11 days on the road in Vietnam – From Saigon to Danang to Hanoi to Can Tho and back to Saigon. Four different places, four different climates, four different cuisines, four different architectures.
Danang is always a nice change from the madness of Saigon’s noise and dirt and swarming motorbikes. It has wide streets, reasonable traffic, soft warm breezes off the South China Sea, earthy food I can’t begin to describe, and a mish-mash of architectural styles from Five-Star resorts, to galvanized tin lean-to’s. China Beach is becoming the Vietnamese Riviera as a dozen new mega-resorts open or get set to open in the next couple of years. But Danang, Vietnam’s third largest city, is still wrapped in a pretty plain wrapper. It’s all about business and education – pretty no-nonsense.
After a week in Danang, I flew to Hanoi which seems to me like several cities in one. I like the old part around Hoan Kiem Lake with its small pagoda where legend has it that Le Loi received the magical sword, from a golden turtle, that enabled him to defeat the Chinese and liberate Vietnam in the 15th century. I like the streets near Hoan Kiem that specialize in particular goods – Silk Street, Shoe Street, Handbag Street, Crafts Street, etc. But the weather in Hanoi is confused. It can be cool and humid at the same time, making you feel like you’re living under water. You don’t feel warm but your clothes are damp and clinging. The good news is you can get almost any cuisine you want to eat almost anytime. It may not be as international feeling as Saigon, but there are many more non-Asian faces on the street. The Hanoians think of themselves as the only true Vietnamese and they are very critical of other regions, dialects, climates, and cuisines. I don’t see it, but I’m not Vietnamese.

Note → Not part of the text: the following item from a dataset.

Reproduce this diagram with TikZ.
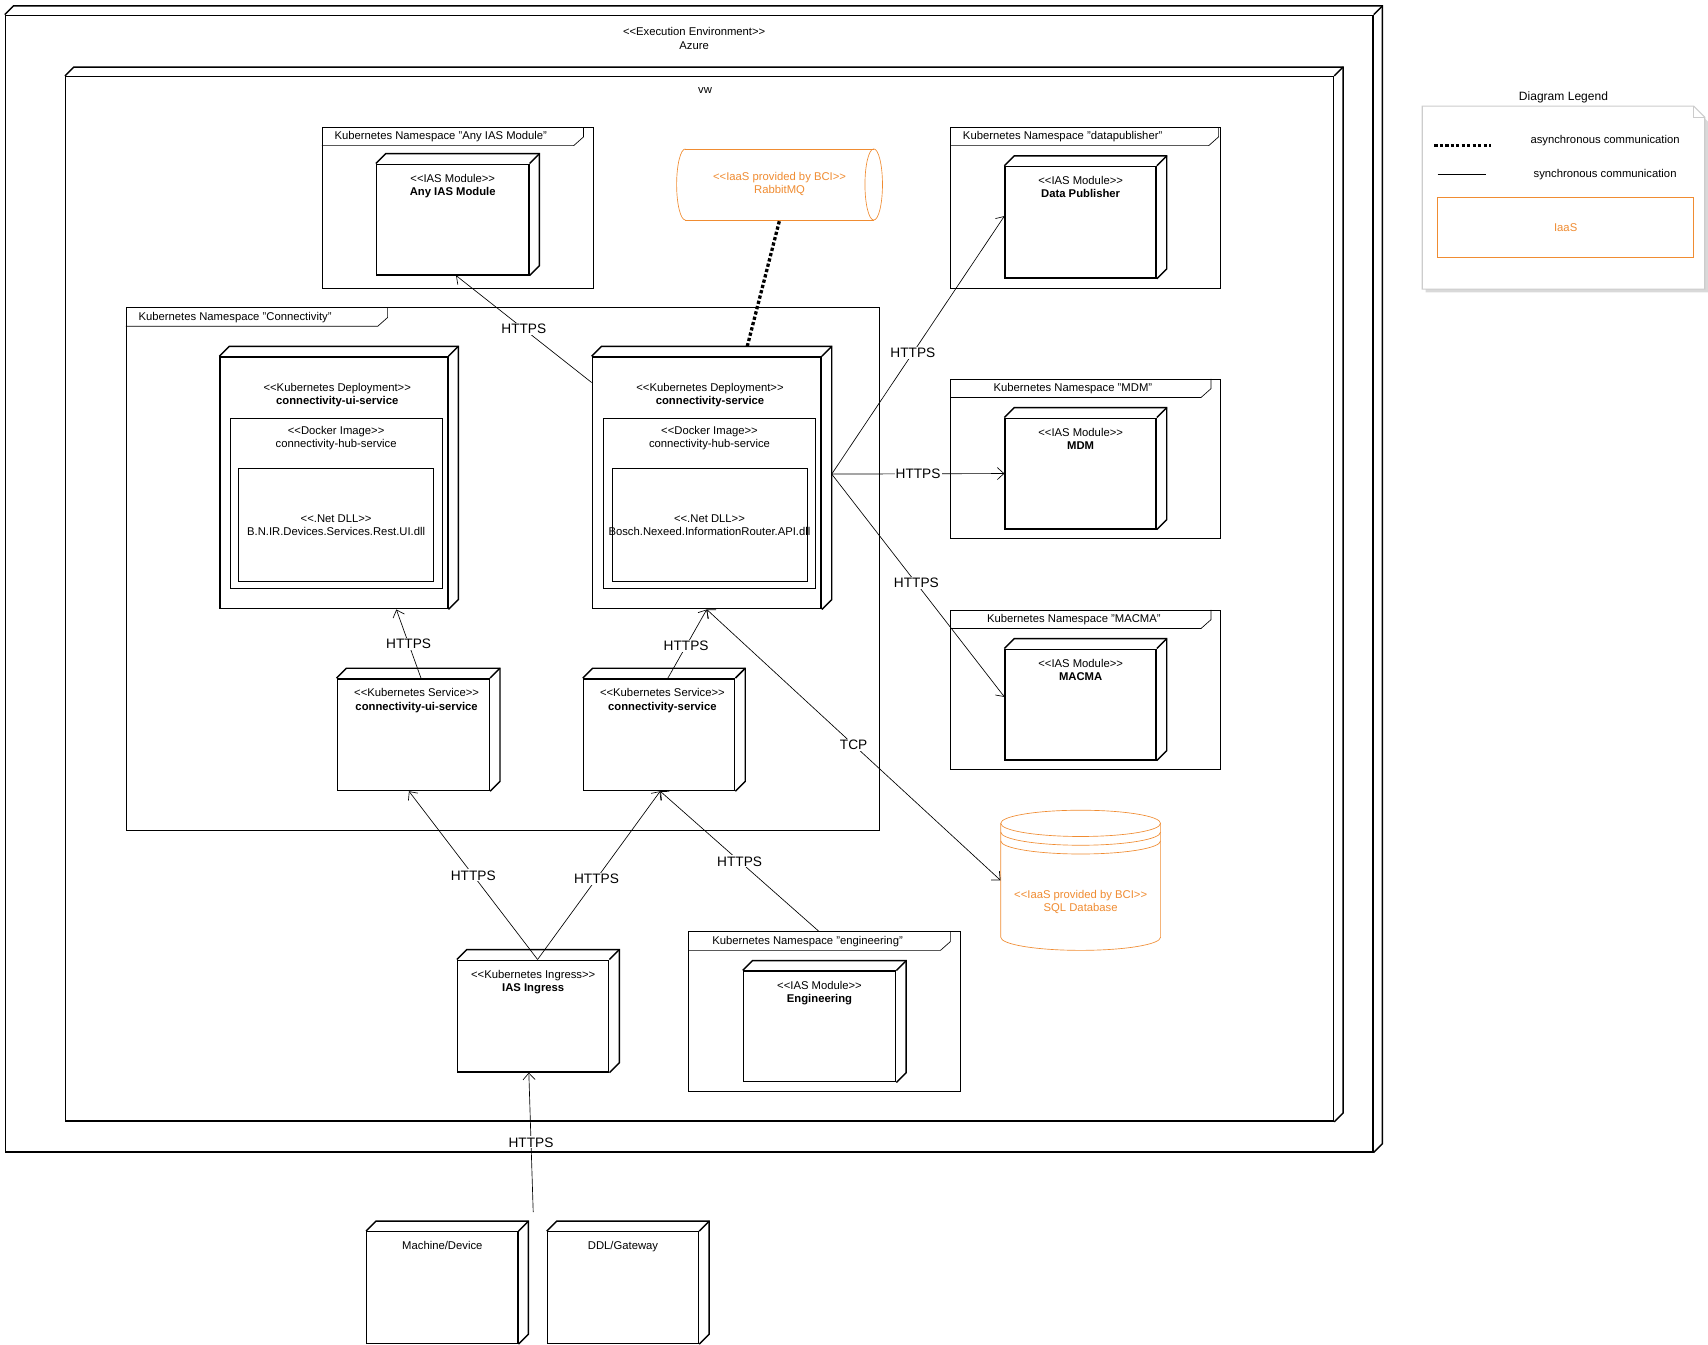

On day ten, I flew from Hanoi to Can Tho in the Mekong Delta and I felt as if I’d been let out of my cage. Can Tho is tropical – coconut palms, banana trees, wild orchids. It’s hot, but it’s summer hot like the beach, and there’s water everywhere. Can Tho is a modern city, but the surrounding area is rural, delta country with boats for transportation, and huts built out over the Mekong canals and tributaries. I can’t imagine how you navigate those canals, rivers, and backwaters. It’s a maze, but the people there are as warm and welcoming as the weather, and I was invited with a group to lunch after a ground-breaking ceremony at a school we are renovating. There were about 25 of us at a long table under a thatched room. I have no idea what I was eating, but most of it was tasty. The principal of the school was determined to fatten me up, so she kept putting mystery things in my rice bowl and the head of the People’s Committee kept filling my beer mug and toasting. It’s tough to say no to the People’s Committee in Vietnam, but just when you think this thing will go on forever everyone gets up and walks away. I didn’t see any signals, but it ended suddenly. Then it was a six hour drive back to Saigon, a shower, and beddy-bye. I was really glad to get home.